__Exercise goal__
Quote word for word the lines below, beginning with the first and ending with the one that has "(0,0) rectangle (420,-917);". Drop the pictures.
* START Entries supplied *
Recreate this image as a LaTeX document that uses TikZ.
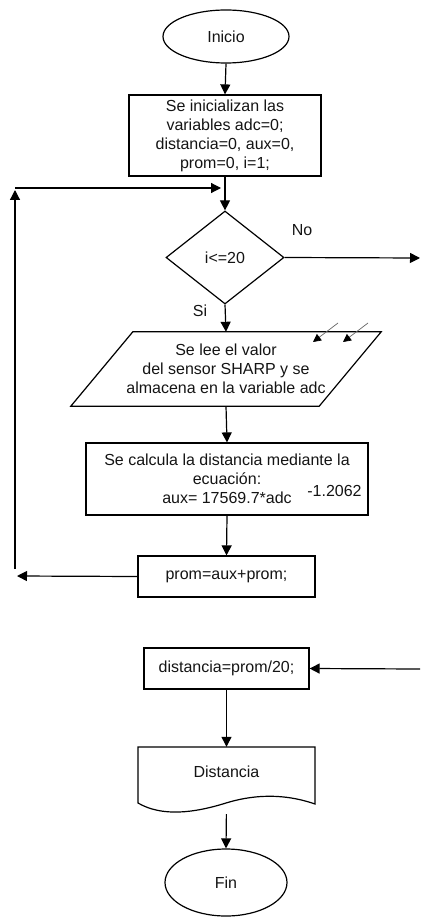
\documentclass[tikz,border=0pt]{standalone}
\usepackage{fontspec}
\setmainfont{Liberation Sans}
\usetikzlibrary{arrows.meta,shapes.geometric,calc}
\definecolor{txt}{HTML}{141414}
\definecolor{ln}{HTML}{000000}
\begin{document}
\begin{tikzpicture}[x=1pt,y=1pt,
  every node/.style={font=\fontsize{16}{19}\selectfont, text=txt},
  box/.style={draw=ln, line width=1.2pt, rectangle, inner sep=0pt, align=center},
  term/.style={draw=ln, line width=1.2pt, ellipse, inner sep=0pt},
  arr/.style={draw=ln, line width=1.2pt, -{Triangle[length=10pt,width=10pt]}},
  thinarr/.style={draw=black!60, line width=0.7pt, -{Triangle[length=8pt,width=8pt,color=ln]}},
  shp/.style={draw=ln, line width=1.2pt}]
\useasboundingbox (0,0) rectangle (420,-917);

% nodes
\node[term, minimum width=126pt, minimum height=53pt] (inicio) at (226,-36.5) {Inicio};
\node[box, minimum width=192pt, minimum height=81pt] (init) at (225,-135.5)
  {Se inicializan las\\variables adc=0;\\distancia=0, aux=0,\\prom=0, i=1;};
\node[draw=ln, line width=1.2pt, diamond, minimum width=118pt, minimum height=93pt, inner sep=0pt] (cond) at (225,-257.5) {i<=20};
\node[inner sep=0pt, minimum width=248pt, minimum height=74pt, align=center] (read) at (226,-369)
  {Se lee el valor\\del sensor SHARP y se\\almacena en la variable adc};
\draw[shp] ($(read.north west)+(31,0)$) -- ($(read.north east)+(31,0)$)
  -- ($(read.south east)+(-31,0)$) -- ($(read.south west)+(-31,0)$) -- cycle;
\node[box, minimum width=282pt, minimum height=72pt] (calc) at (227,-479)
  {Se calcula la distancia mediante la\\ecuación:\\aux= 17569.7*adc};
\node[inner sep=0pt] (expo) at (334.5,-491) {-1.2062};
\node[box, minimum width=177pt, minimum height=41pt] (prom) at (226.5,-576.5) {prom=aux+prom;};
\node[box, minimum width=165pt, minimum height=41pt] (dist) at (226.5,-668.5) {distancia=prom/20;};
\node[inner sep=0pt, minimum width=177pt, minimum height=58pt] (doc) at (226.5,-776) {};
\node[inner sep=0pt] (doctext) at (226.5,-772) {Distancia};
\draw[shp] (138,-747) -- (315,-747) -- (315,-804)
  .. controls (292,-796) and (262,-792) .. (226,-803)
  .. controls (194,-813) and (162,-817) .. (138,-803) -- cycle;
\node[term, minimum width=122pt, minimum height=67pt] (fin) at (226,-882.5) {Fin};

% labels
\node (no) at (302,-230) {No};
\node (si) at (200,-311) {Si};

% coordinates
\coordinate (noend) at (420,-258);
\coordinate (lbend) at (17,-576);
\coordinate (lv1) at (15,-569);
\coordinate (lv2) at (15,-190);
\coordinate (lt1) at (15,-188);
\coordinate (lt2) at (221,-188);
\coordinate (din) at (420,-669);
\coordinate (s1a) at (338,-323);
\coordinate (s1b) at (313,-342);
\coordinate (s2a) at (368,-323);
\coordinate (s2b) at (343,-342);

% connectors
\draw[arr] (inicio.south) -- (init.north);
\draw[arr] (init.south) -- (cond.north);
\draw[arr] (cond.east) -- (noend);
\draw[arr] (cond.south) -- (read.north);
\draw[arr] (read.south) -- (calc.north);
\draw[arr] (calc.south) -- (prom.north);
\draw[arr] (prom.west) -- (lbend);
\draw[arr] (lv1) -- (lv2);
\draw[arr] (lt1) -- (lt2);
\draw[arr] (din) -- (dist.east);
\draw[arr] (dist.south) -- (doc.north);
\draw[arr, shorten <=9pt] (doc.south) -- (fin.north);
\draw[thinarr] (s1a) -- (s1b);
\draw[thinarr] (s2a) -- (s2b);
\end{tikzpicture}
\end{document}
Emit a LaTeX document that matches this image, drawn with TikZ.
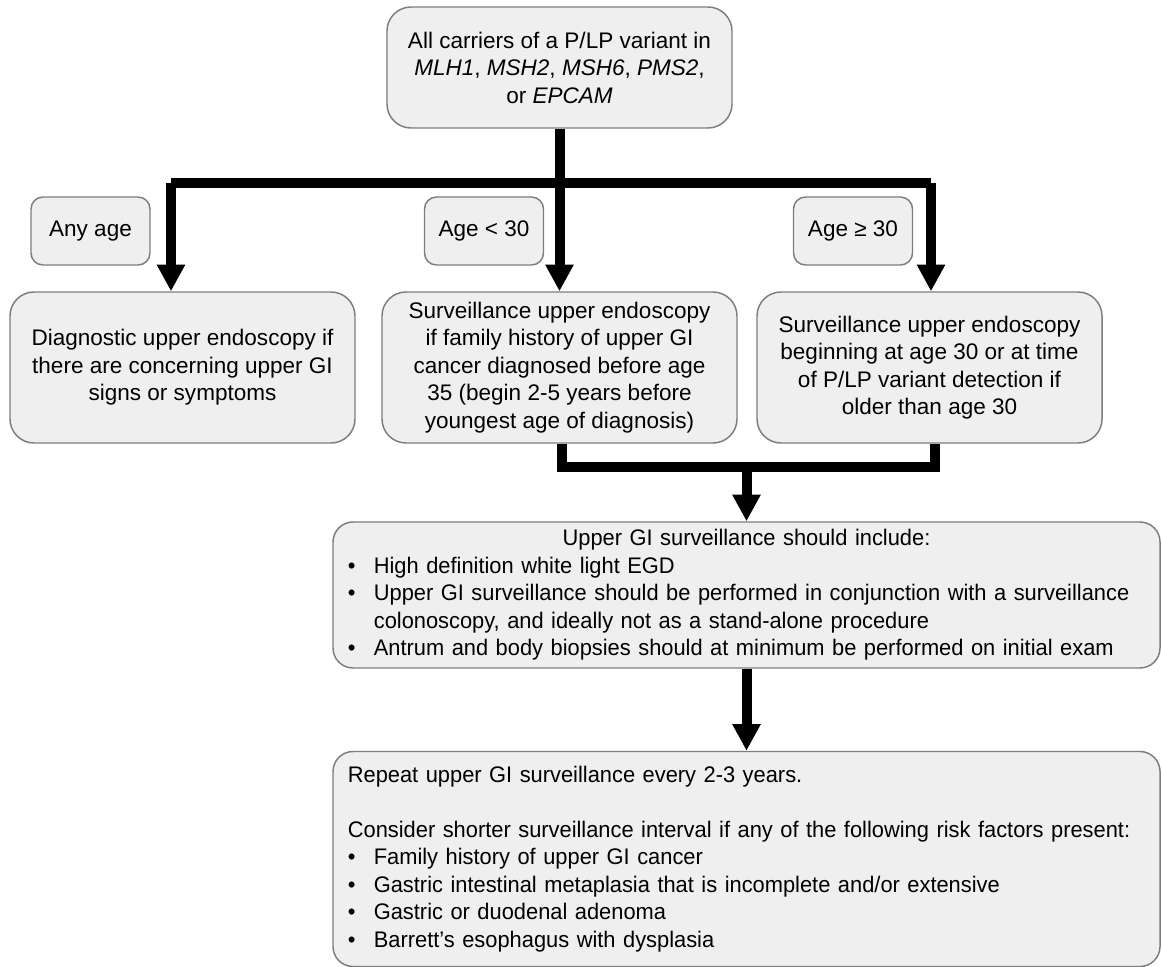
\documentclass[tikz,border=0pt]{standalone}
\usepackage{fontspec}
\setmainfont{Liberation Sans}
\newfontfamily\narrowfont[FakeStretch=0.97]{Liberation Sans}
\usetikzlibrary{arrows.meta}
\definecolor{boxfill}{RGB}{239,239,239}
\definecolor{boxline}{RGB}{125,125,125}
\newcommand{\itm}{\makebox[19.5pt][l]{\textbullet}}

\begin{document}
\begin{tikzpicture}[x=0.75pt,y=-0.75pt,
  box/.style={draw=boxline,line width=1.1pt,fill=boxfill,rounded corners=18pt,
    align=center,inner xsep=9pt,inner ysep=4pt,
    font=\fontsize{16.9pt}{20.6pt}\selectfont},
  agebox/.style={box,rounded corners=9pt,minimum width=89.25pt,minimum height=51pt},
  rowbox/.style={box,minimum width=258.75pt,minimum height=113.25pt},
  widebox/.style={box,rounded corners=15pt,align=left,inner xsep=11pt,
    font=\narrowfont\fontsize{16.9pt}{20.6pt}\selectfont,
    minimum width=620.25pt,text width=598pt},
  flow/.style={line width=7.5pt,line join=miter,-{Triangle[width=20pt,length=20pt]}},
  bar/.style={line width=8pt,line join=miter}]
  \useasboundingbox (0,0) rectangle (1162,966);
  \node[box,minimum width=258.75pt,minimum height=90.75pt] (carriers) at (559.5,67.5)
    {All carriers of a P/LP variant in\\\textit{MLH1}, \textit{MSH2}, \textit{MSH6}, \textit{PMS2},\\or \textit{EPCAM}};
  \node[agebox] (anyage) at (90.5,231) {Any age};
  \node[agebox] (young) at (484,231) {Age < 30};
  \node[agebox] (old) at (853,231) {Age ≥ 30};
  \node[rowbox] (diag) at (182.5,367.5)
    {Diagnostic upper endoscopy if\\there are concerning upper GI\\signs or symptoms};
  \node[rowbox,minimum width=266.25pt] (survA) at (559.5,367.5)
    {Surveillance upper endoscopy\\if family history of upper GI\\cancer diagnosed before age\\35 (begin 2-5 years before\\youngest age of diagnosis)};
  \node[rowbox] (survB) at (929.5,367.5)
    {Surveillance upper endoscopy\\beginning at age 30 or at time\\of P/LP variant detection if\\older than age 30};
  \node[widebox,minimum height=109.5pt] (include) at (746.5,595)
    {\makebox[598pt]{Upper GI surveillance should include:}\\
     \itm High definition white light EGD\\
     \itm Upper GI surveillance should be performed in conjunction with a surveillance\\
     \hspace*{19.5pt}colonoscopy, and ideally not as a stand-alone procedure\\
     \itm Antrum and body biopsies should at minimum be performed on initial exam};
  \node[widebox,minimum height=161.25pt] (repeat) at (746.5,859)
    {Repeat upper GI surveillance every 2-3 years.\\[20.6pt]
     Consider shorter surveillance interval if any of the following risk factors present:\\
     \itm Family history of upper GI cancer\\
     \itm Gastric intestinal metaplasia that is incomplete and/or extensive\\
     \itm Gastric or duodenal adenoma\\
     \itm Barrett’s esophagus with dysplasia};
  % branch points
  \coordinate (barL) at (171,183);
  \coordinate (barR) at (931,183);
  \coordinate (joinL) at (562,467);
  \coordinate (joinR) at (935,467);
  \coordinate (joinM) at (746.5,467);
  \draw[flow] (carriers.south) -- (survA.north);
  \draw[bar] (barL) -- (barR);
  \draw[flow] (barL) -- (barL |- diag.north);
  \draw[flow] (barR) -- (barR |- survB.north);
  \draw[bar] (joinL |- survA.south) -- (joinL) -- (joinR) -- (joinR |- survB.south);
  \draw[flow] (joinM) -- (include.north);
  \draw[flow] (include.south) -- (repeat.north);
\end{tikzpicture}
\end{document}
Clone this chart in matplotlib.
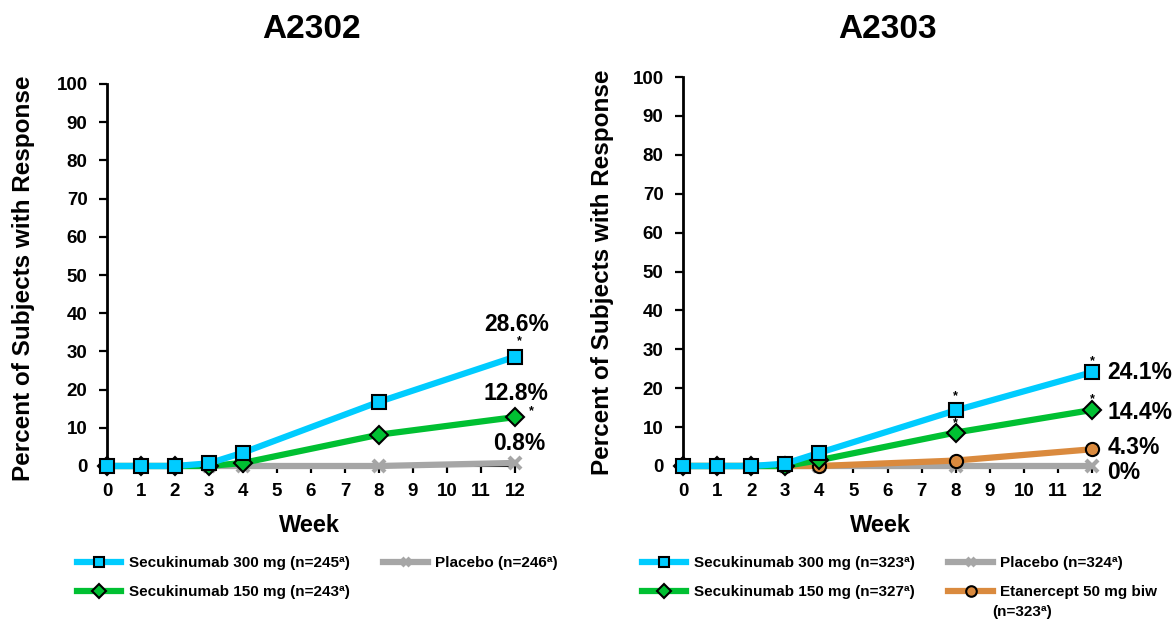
import matplotlib
matplotlib.use("Agg")
import matplotlib.pyplot as plt

plt.rcParams['font.family'] = ['Liberation Sans', 'DejaVu Sans']
plt.rcParams['font.weight'] = 'bold'

weeks = [0, 1, 2, 3, 4, 8, 12]
xticks = list(range(0, 13))
yticks = list(range(0, 101, 10))

# A2302
a2302_sec300 = [0, 0, 0, 0.7, 3.5, 16.8, 28.6]
a2302_sec150 = [0, 0, 0, 0, 0.8, 8.2, 12.8]
a2302_placebo = [0, 0, 0, 0, 0, 0, 0.8]
a2302_labels = ["Secukinumab 300 mg (n=245ª)", "Secukinumab 150 mg (n=243ª)", "Placebo (n=246ª)"]

# A2303
a2303_sec300 = [0, 0, 0, 0.6, 3.4, 14.3, 24.1]
a2303_sec150 = [0, 0, 0, 0, 1.5, 8.6, 14.4]
a2303_placebo = [0, 0, 0, 0, 0, 0, 0]
a2303_etan = [0, 0, 0, 0, 0, 1.4, 4.3]
a2303_labels = ["Secukinumab 300 mg (n=323ª)", "Secukinumab 150 mg (n=327ª)", "Placebo (n=324ª)",
                "Etanercept 50 mg biw"]

C300 = '#00CCFF'
C150 = '#00C032'
CPBO = '#A6A6A6'
CETN = '#DA8A3E'

fig = plt.figure(figsize=(11.76, 6.19), dpi=100)
W, H = 1176, 619

def px_ax(l, r, b, t):
    return [l / W, 1 - b / H, (r - l) / W, (b - t) / H]

axL = fig.add_axes(px_ax(107, 515, 466, 84))
axR = fig.add_axes(px_ax(683, 1092, 466, 77))

LW = 4.5

def style(ax):
    ax.set_xlim(0, 12)
    ax.set_ylim(0, 100)
    ax.set_xticks(xticks)
    ax.set_yticks(yticks)
    ax.tick_params(axis='both', labelsize=13.5, width=1.6, direction='out')
    ax.tick_params(axis='y', length=6, pad=8)
    ax.tick_params(axis='x', length=5, pad=7)
    for s in ['top', 'right']:
        ax.spines[s].set_visible(False)
    ax.spines['left'].set_linewidth(2.0)
    ax.spines['bottom'].set_linewidth(1.5)
    for lab in ax.get_xticklabels() + ax.get_yticklabels():
        lab.set_fontweight('bold')

def plot_series(ax, y, color, marker, ms, label, z, mec='black', mew=1.5, mfc=None):
    return ax.plot(weeks, y, color=color, lw=LW, marker=marker, ms=ms,
                   mfc=mfc if mfc else color, mec=mec, mew=mew, label=label,
                   zorder=z, clip_on=False)[0]

# Left panel
style(axL)
pL = plot_series(axL, a2302_placebo, CPBO, 'x', 8, a2302_labels[2], 3, mec=CPBO, mew=3)
gL = plot_series(axL, a2302_sec150, C150, 'D', 9, a2302_labels[1], 4)
cL = plot_series(axL, a2302_sec300, C300, 's', 9.5, a2302_labels[0], 5)

# Right panel
style(axR)
pR = plot_series(axR, a2303_placebo, CPBO, 'x', 8, a2303_labels[2], 3, mec=CPBO, mew=3)
oR = plot_series(axR, a2303_etan, CETN, 'o', 9.5, a2303_labels[3], 3.5)
gR = plot_series(axR, a2303_sec150, C150, 'D', 9, a2303_labels[1], 4)
cR = plot_series(axR, a2303_sec300, C300, 's', 9.5, a2303_labels[0], 5)

def ann(ax, x, y, txt, dx, dy, size=16.5, ha='center'):
    ax.annotate(txt, (x, y), xytext=(dx, dy), textcoords='offset points',
                ha=ha, va='center', fontsize=size, fontweight='bold',
                annotation_clip=False, zorder=10)

# Left annotations
ann(axL, 12, a2302_sec300[-1], "28.6%", 1, 23)
ann(axL, 12, a2302_sec300[-1], "*", 3, 11, size=9)
ann(axL, 12, a2302_sec150[-1], "12.8%", 1, 17)
ann(axL, 12, a2302_sec150[-1], "*", 12, 4, size=9)
ann(axL, 12, a2302_placebo[-1], "0.8%", 3, 14)

# Right annotations
ann(axR, 12, a2303_sec300[-1], "24.1%", 11, 0, ha='left')
ann(axR, 12, a2303_sec300[-1], "*", 0, 8, size=9)
ann(axR, 12, a2303_sec150[-1], "14.4%", 11, -2, ha='left')
ann(axR, 12, a2303_sec150[-1], "*", 0, 8, size=9)
ann(axR, 12, a2303_etan[-1], "4.3%", 11, 1, ha='left')
ann(axR, 12, a2303_placebo[-1], "0%", 11, -5, ha='left')
ann(axR, 8, a2303_sec300[5], "*", 0, 10, size=9)
ann(axR, 8, a2303_sec150[5], "*", 0, 7, size=9)

# Titles and axis labels
fig.text(311 / W, 1 - 29 / H, "A2302", ha='center', va='center', fontsize=24, fontweight='bold')
fig.text(887 / W, 1 - 29 / H, "A2303", ha='center', va='center', fontsize=24, fontweight='bold')
fig.text(309 / W, 1 - 526 / H, "Week", ha='center', va='center', fontsize=17, fontweight='bold')
fig.text(880 / W, 1 - 526 / H, "Week", ha='center', va='center', fontsize=17, fontweight='bold')
fig.text(24 / W, 1 - 278 / H, "Percent of Subjects with Response", rotation=90,
         ha='center', va='center', fontsize=17.5, fontweight='bold')
fig.text(603 / W, 1 - 272 / H, "Percent of Subjects with Response", rotation=90,
         ha='center', va='center', fontsize=17.5, fontweight='bold')

leg_kw = dict(loc='upper left', ncol=2, frameon=False, handlelength=2.9,
              handletextpad=0.5, columnspacing=2.2, labelspacing=1.0, borderpad=0,
              borderaxespad=0, markerscale=0.8, prop={'weight': 'bold', 'size': 11})
fig.legend([cL, gL, pL], [a2302_labels[0], a2302_labels[1], a2302_labels[2]],
           bbox_to_anchor=(77 / W, 1 - 556 / H), **leg_kw)
fig.legend([cR, gR, pR, oR], [a2303_labels[0], a2303_labels[1], a2303_labels[2], a2303_labels[3]],
           bbox_to_anchor=(642 / W, 1 - 556 / H), **leg_kw)
fig.text(992 / W, 1 - 612 / H, "(n=323ª)", ha='left', va='center', fontsize=11, fontweight='bold')

fig.savefig("out.png", dpi=100)
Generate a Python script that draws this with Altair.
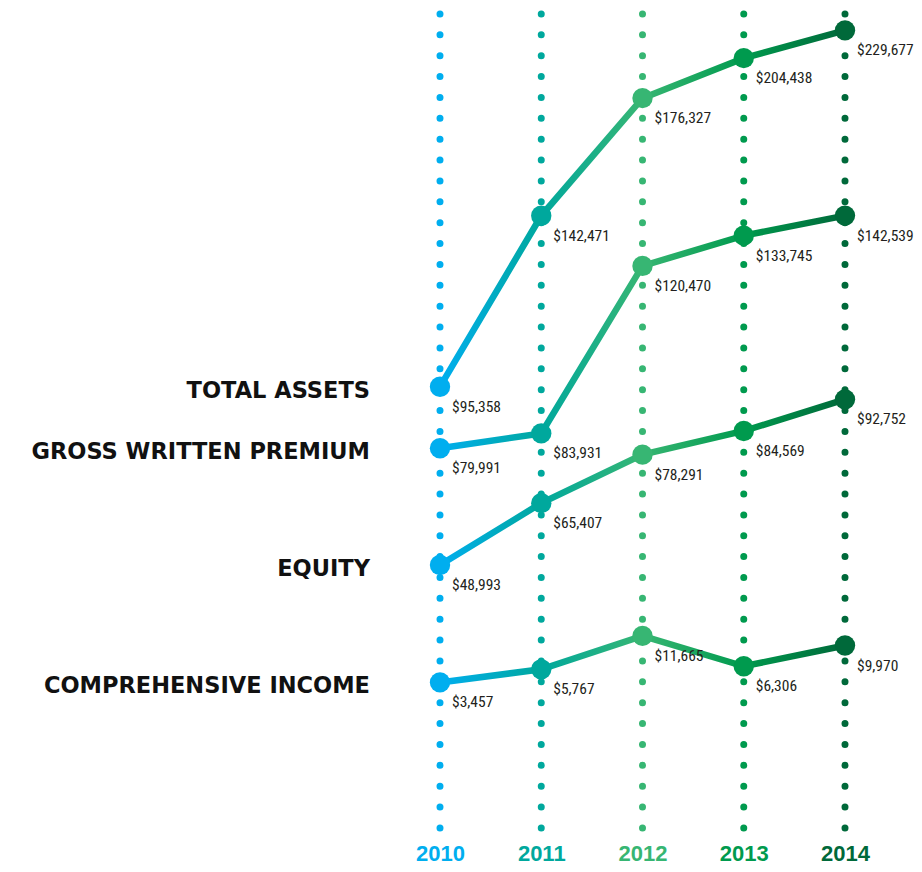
* END Entries supplied *
__Answer to this problem__
Recreate this image as a LaTeX document that uses TikZ.
\documentclass[tikz,border=0pt]{standalone}
\usepackage{fontspec}
\setmainfont{Liberation Sans}
\usetikzlibrary{arrows.meta,shapes.geometric,calc}
\definecolor{txt}{HTML}{141414}
\definecolor{ln}{HTML}{000000}
\begin{document}
\begin{tikzpicture}[x=1pt,y=1pt,
  every node/.style={font=\fontsize{16}{19}\selectfont, text=txt},
  box/.style={draw=ln, line width=1.2pt, rectangle, inner sep=0pt, align=center},
  term/.style={draw=ln, line width=1.2pt, ellipse, inner sep=0pt},
  arr/.style={draw=ln, line width=1.2pt, -{Triangle[length=10pt,width=10pt]}},
  thinarr/.style={draw=black!60, line width=0.7pt, -{Triangle[length=8pt,width=8pt,color=ln]}},
  shp/.style={draw=ln, line width=1.2pt}]
\useasboundingbox (0,0) rectangle (420,-917);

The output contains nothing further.